Saturday, June 19th, 2010 at 9:24 PM
Grand Theft: House
SM keeps them coming, the third installment from Seattle:
The woman who was hauled away for squatting in a $3.3 million house? She has no intention of backing down. She’s going to keep staking her claim to a house she insists nobody actually owns.
Plus she is staking claims to 10 other houses in the Seattle area that have gone into foreclosure and been passed from bank to bank.
She’s doing it all, she insists, not to make money. But to stick it to the banks. “Banks do whatever they want and nobody holds them accountable,” Jill Lane said by phone from Disneyland, where she was vacationing after being released by Kirkland police.
“It makes me ill to see what the banks are doing. They aren’t using their bailout money to help anyone. So I’m standing up for the people who are being brutalized by banks every day.”

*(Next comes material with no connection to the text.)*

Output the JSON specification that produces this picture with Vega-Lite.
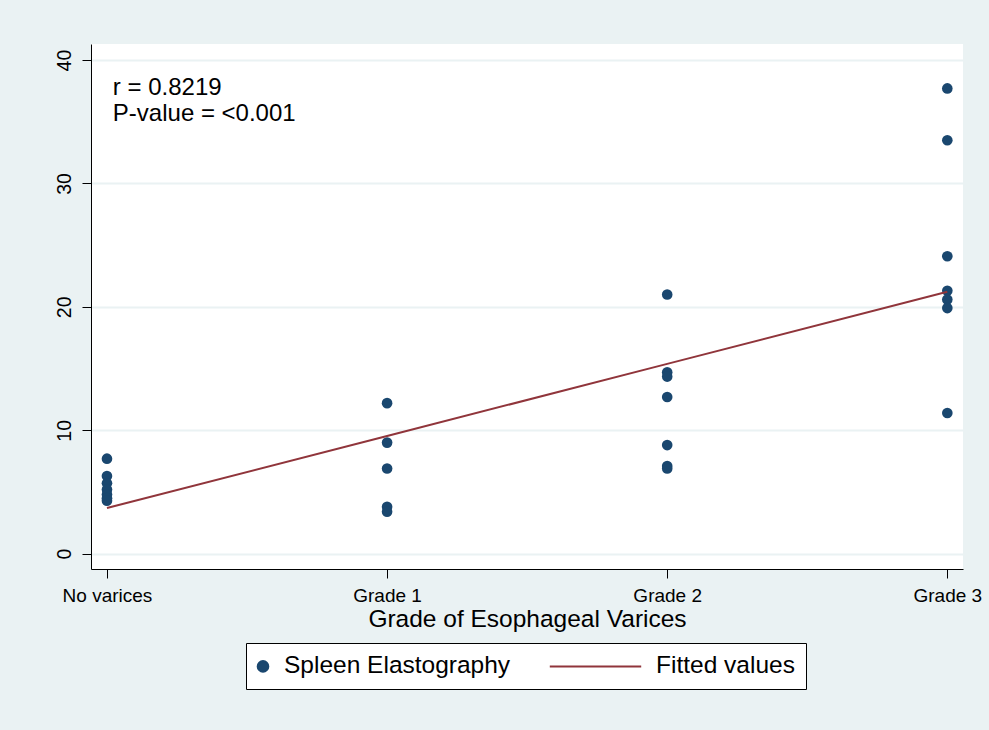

“This is a national movement,” seconded Jim McClung, a former Bothell real-estate agent and owner of NW Note Elimination, a company he runs with Lane that counsels people in how to “eliminate mortgages” as well as take over empty, foreclosed houses.
“What happened in Kirkland is just the tip of the iceberg.”
It sure is, suggests the FBI. Last week the feds released a report saying housing-related schemes are soaring, including what the agency called “property theft targeting bank-owned properties.”